[start of Data lines]

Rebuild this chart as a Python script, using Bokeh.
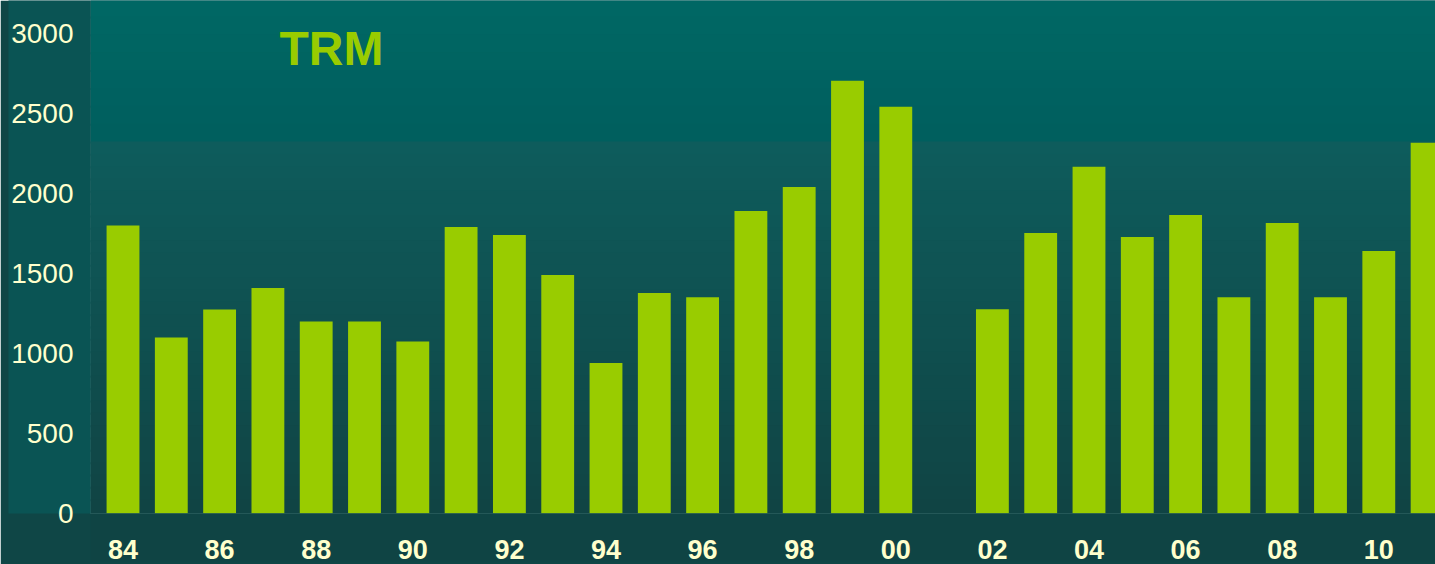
from bokeh.plotting import figure
from bokeh.models import BoxAnnotation, Label, FixedTicker
from bokeh.embed import file_html
from bokeh.resources import INLINE

# ---- data ----
years = [1984, 1985, 1986, 1987, 1988, 1989, 1990, 1991, 1992, 1993, 1994,
         1995, 1996, 1997, 1998, 1999, 2000, 2002, 2003, 2004, 2005,
         2006, 2007, 2008, 2009, 2010, 2011]
values = [1800, 1100, 1275, 1410, 1200, 1200, 1075, 1790, 1740, 1490, 940,
          1378, 1352, 1890, 2040, 2705, 2542, 1277, 1753, 2167, 1728,
          1866, 1352, 1816, 1352, 1641, 2317]
tick_years = [1984, 1986, 1988, 1990, 1992, 1994, 1996, 1998, 2000, 2002,
              2004, 2006, 2008, 2010]
y_ticks = [0, 500, 1000, 1500, 2000, 2500, 3000]
title_text = "TRM"

W, H = 1435, 564
FRAME_H = 513

p = figure(width=W, height=H, output_backend="svg", toolbar_location=None,
           x_range=(1984 - 0.673, 1984 + 27.174), y_range=(0, 3206),
           min_border_left=90, min_border_right=0, min_border_top=0,
           min_border_bottom=H - FRAME_H)

def lerp(c1, c2, t):
    return "#%02x%02x%02x" % tuple(int(round(a + (b - a) * t)) for a, b in zip(c1, c2))

# background gradient bands (screen units measured from frame bottom)
bands = []
STEP = 143
n1 = 8
for i in range(n1):
    t0 = i * STEP / n1
    t1 = (i + 1) * STEP / n1
    bands.append((t0, t1, lerp((0, 104, 100), (0, 94, 94), (i + 0.5) / n1)))
n2 = 30
for i in range(n2):
    t0 = STEP + i * (FRAME_H - STEP) / n2
    t1 = STEP + (i + 1) * (FRAME_H - STEP) / n2
    bands.append((t0, t1, lerp((14, 92, 92), (16, 68, 68), (i + 0.5) / n2)))

p.background_fill_color = "#0b5252"
p.border_fill_color = "#0f4646"
for t0, t1, c in bands:
    p.add_layout(BoxAnnotation(left=-5, right=W + 5, top=FRAME_H - t0 + 2, bottom=FRAME_H - t1,
                               left_units="screen", right_units="screen",
                               top_units="screen", bottom_units="screen",
                               fill_color=c, fill_alpha=1.0, line_alpha=0,
                               level="underlay"))

p.vbar(x=years, top=values, width=0.68, bottom=0, color="#99cc00", line_alpha=0)

p.xgrid.visible = False
p.ygrid.visible = False
p.outline_line_alpha = 0

for ax in (p.xaxis, p.yaxis):
    ax.axis_line_alpha = 0
    ax.major_tick_line_alpha = 0
    ax.minor_tick_line_alpha = 0
    ax.major_label_text_color = "#ffffcc"
    ax.major_label_text_font = "Liberation Sans"

yax = p.yaxis[0]
xax = p.xaxis[0]
if hasattr(yax, "background_fill_color"):
    yax.background_fill_color = "#0a5454"
    xax.background_fill_color = "#0f4444"

p.yaxis.ticker = FixedTicker(ticks=y_ticks)
p.yaxis.major_label_text_font_size = "28px"
p.yaxis.major_label_standoff = 11

p.xaxis.ticker = FixedTicker(ticks=tick_years)
p.xaxis.major_label_overrides = {y: str(y)[2:] for y in tick_years}
p.xaxis.major_label_text_font_size = "27px"
p.xaxis.major_label_text_font_style = "bold"
p.xaxis.major_label_standoff = 20

p.add_layout(Label(x=1984 + 3.240, y=2906, text=title_text,
                   text_font="Liberation Sans", text_font_size="48px",
                   text_font_style="bold", text_color="#99cc00",
                   text_baseline="alphabetic", text_align="left"))

open("out.html", "w").write(file_html(p, INLINE))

[end of Data lines]

Exercise instructions: Without the pictures, please reproduce each line of the listing above exactly, from the first one through the line bearing "bands.append((t0, t1, lerp((14, 92, 92), (16, 68, 68), (i".

Full answer:
Rebuild this chart as a Python script, using Bokeh.
from bokeh.plotting import figure
from bokeh.models import BoxAnnotation, Label, FixedTicker
from bokeh.embed import file_html
from bokeh.resources import INLINE

# ---- data ----
years = [1984, 1985, 1986, 1987, 1988, 1989, 1990, 1991, 1992, 1993, 1994,
         1995, 1996, 1997, 1998, 1999, 2000, 2002, 2003, 2004, 2005,
         2006, 2007, 2008, 2009, 2010, 2011]
values = [1800, 1100, 1275, 1410, 1200, 1200, 1075, 1790, 1740, 1490, 940,
          1378, 1352, 1890, 2040, 2705, 2542, 1277, 1753, 2167, 1728,
          1866, 1352, 1816, 1352, 1641, 2317]
tick_years = [1984, 1986, 1988, 1990, 1992, 1994, 1996, 1998, 2000, 2002,
              2004, 2006, 2008, 2010]
y_ticks = [0, 500, 1000, 1500, 2000, 2500, 3000]
title_text = "TRM"

W, H = 1435, 564
FRAME_H = 513

p = figure(width=W, height=H, output_backend="svg", toolbar_location=None,
           x_range=(1984 - 0.673, 1984 + 27.174), y_range=(0, 3206),
           min_border_left=90, min_border_right=0, min_border_top=0,
           min_border_bottom=H - FRAME_H)

def lerp(c1, c2, t):
    return "#%02x%02x%02x" % tuple(int(round(a + (b - a) * t)) for a, b in zip(c1, c2))

# background gradient bands (screen units measured from frame bottom)
bands = []
STEP = 143
n1 = 8
for i in range(n1):
    t0 = i * STEP / n1
    t1 = (i + 1) * STEP / n1
    bands.append((t0, t1, lerp((0, 104, 100), (0, 94, 94), (i + 0.5) / n1)))
n2 = 30
for i in range(n2):
    t0 = STEP + i * (FRAME_H - STEP) / n2
    t1 = STEP + (i + 1) * (FRAME_H - STEP) / n2
    bands.append((t0, t1, lerp((14, 92, 92), (16, 68, 68), (i + 0.5) / n2)))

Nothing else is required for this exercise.